Dependent pairs allow us to complete the signature of filter:
fun filter( a : Type, n : int,
            p : a → bool,
            in : array( a, n ) ) → ( m : int ) × array( a, m )
{
    …
}
Now, this signature is not as expressive as we would ideally like it to be. It confirms that filter preserves the type of the array, but it does not promise that it shortens it. Indeed, an implementation that, given array [a, b, c, ...] of length n, would return (n + 1, [a, a, b, c, ...]) while completely ignoring p would be well-typed. Dependent types have a solution for this problem, too, including additional kinds of types such as equality types. As it turns out, dependent types are expressive enough to encode a logical system allowing us to formulate mathematical statements (including, of course, statements about correctness of programs), such that a well-typed program is simultaneously a proof of the statement in its type. This is, however, a topic for another time, as we believe this short excursion is long enough already.

conclusion

We have seen a rather informal introduction to dependent types. However, there is much we have not talked about. Some points left undiscussed are rather important and we leave them as a food for thought for now and hope to discuss them at the seminar.
In particular:
  1. Do type systems come with a cost for the user of a typed language? Are there situations where dynamic typing is preferable? What about dependent types in particular: what are their costs?

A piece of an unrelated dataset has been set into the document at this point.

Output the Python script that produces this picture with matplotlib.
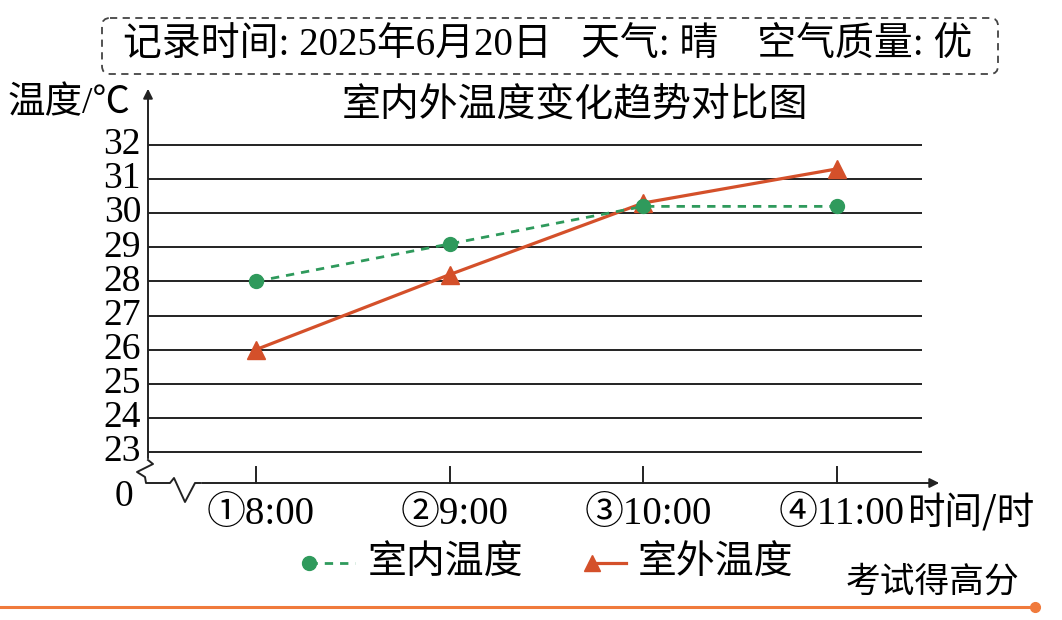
import matplotlib
matplotlib.use("Agg")
import matplotlib.pyplot as plt
from matplotlib.patches import FancyBboxPatch

plt.rcParams['font.family'] = ['Liberation Serif', 'Noto Sans CJK SC', 'DejaVu Sans']

times = ["①8:00", "②9:00", "③10:00", "④11:00"]
indoor = [28.0, 29.1, 30.2, 30.2]
outdoor = [26.0, 28.2, 30.3, 31.3]
y_ticks = list(range(23, 33))

green = "#2f9a5c"
red = "#d4502a"
orange = "#f07a3c"

W, H = 1062, 620
fig = plt.figure(figsize=(W / 100, H / 100), dpi=100)

# pixel helpers for the plot area
x0_px, dx_px = 256, 193.7      # first category, spacing
y32_px, dy_px = 145, 34.1      # 32 deg line, px per degree
left_px, right_px, top_px, bot_px = 148, 945, 80, 505


def xd(px):
    return (px - x0_px) / dx_px


def yd(py):
    return 32 - (py - y32_px) / dy_px


ax = fig.add_axes([left_px / W, 1 - bot_px / H, (right_px - left_px) / W, (bot_px - top_px) / H])
ax.set_xlim(xd(left_px), xd(right_px))
ax.set_ylim(yd(bot_px), yd(top_px))
ax.axis("off")

# grid lines
ax.hlines(y_ticks, xd(148), xd(922), color="#222222", lw=1.4)
for t in y_ticks:
    ax.text(xd(141), t, str(t), ha="right", va="center", fontsize=27)

# y axis with arrow
ax.annotate("", xy=(xd(148), yd(86)), xytext=(xd(148), yd(461)),
            arrowprops=dict(arrowstyle="-|>", color="#222222", lw=1.4, mutation_scale=14))
# break zigzag
zx = [148, 153, 137, 145, 146, 170, 174, 185, 195, 200]
zy = [460, 464, 472, 477, 483, 483, 478, 502, 483, 483]
ax.plot([xd(v) for v in zx], [yd(v) for v in zy], color="#222222", lw=1.4,
        clip_on=False)
# x axis with arrow
ax.annotate("", xy=(xd(942), yd(483)), xytext=(xd(199), yd(483)),
            arrowprops=dict(arrowstyle="-|>", color="#222222", lw=1.4, mutation_scale=14))
ax.text(xd(124), yd(497), "0", ha="center", va="center", fontsize=27)

xs = list(range(len(times)))
for i, lab in enumerate(times):
    ax.plot([i, i], [yd(483), yd(467)], color="#222222", lw=1.4)
    ax.text(i + xd(261) - xd(256), yd(514), lab, ha="center", va="center", fontsize=28)
ax.text(xd(972), yd(514), "时间/时", ha="center", va="center", fontsize=27,
        family=['Noto Sans CJK SC'])

ax.plot(xs, indoor, color=green, lw=2.0, ls=(0, (3, 2.5)), marker="o", ms=10,
        zorder=4)
ax.plot(xs, outdoor, color=red, lw=2.3, marker="^", ms=13, zorder=3)

# overlay in pixel coordinates for the surrounding text
ov = fig.add_axes([0, 0, 1, 1], facecolor="none")
ov.set_xlim(0, W)
ov.set_ylim(H, 0)
ov.axis("off")

box = FancyBboxPatch((102, 18), 896, 56, boxstyle="round,pad=0,rounding_size=8",
                     fill=False, ec="#444444", lw=1.3, ls=(0, (4, 3)))
ov.add_patch(box)
ov.text(548, 46, "记录时间: 2025年6月20日   天气: 晴    空气质量: 优",
        ha="center", va="center", fontsize=28)
ov.text(8, 104, "温度/℃", ha="left", va="center", fontsize=27)
ov.text(575, 104, "室内外温度变化趋势对比图", ha="center", va="center", fontsize=28,
        family=['Noto Sans CJK SC'])

# legend
ov.plot([309, 355], [563, 563], color=green, lw=2.0, ls=(0, (3, 2.5)))
ov.plot([309], [563], color=green, marker="o", ms=10, ls="none")
ov.text(368, 563, "室内温度", ha="left", va="center", fontsize=28,
        family=['Noto Sans CJK SC'])
ov.plot([590, 626], [563, 563], color=red, lw=2.3)
ov.plot([592], [563], color=red, marker="^", ms=12, ls="none")
ov.text(638, 563, "室外温度", ha="left", va="center", fontsize=28,
        family=['Noto Sans CJK SC'])

ov.text(932, 582, "考试得高分", ha="center", va="center", fontsize=25,
        family=['Noto Sans CJK SC'])
ov.plot([0, 1035], [607, 607], color=orange, lw=2.2)
ov.plot([1035], [607], color=orange, marker="o", ms=7)

fig.savefig("out.png", dpi=100)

  2. The whole usefulness of dependent-types relies on their effective type-checking. Do you think it is always decidable? If not, is there a sufficient condition that our programming language must satisfy so that its type-checking is decidable? What about type inference?
  3. Consider a type A and a type B( a ) indexed by a : A. Write the types of the first and second projection functions out of (a : A) × B( a ).
  4. Do you see how dependent types can be interpreted as mathematical propositions?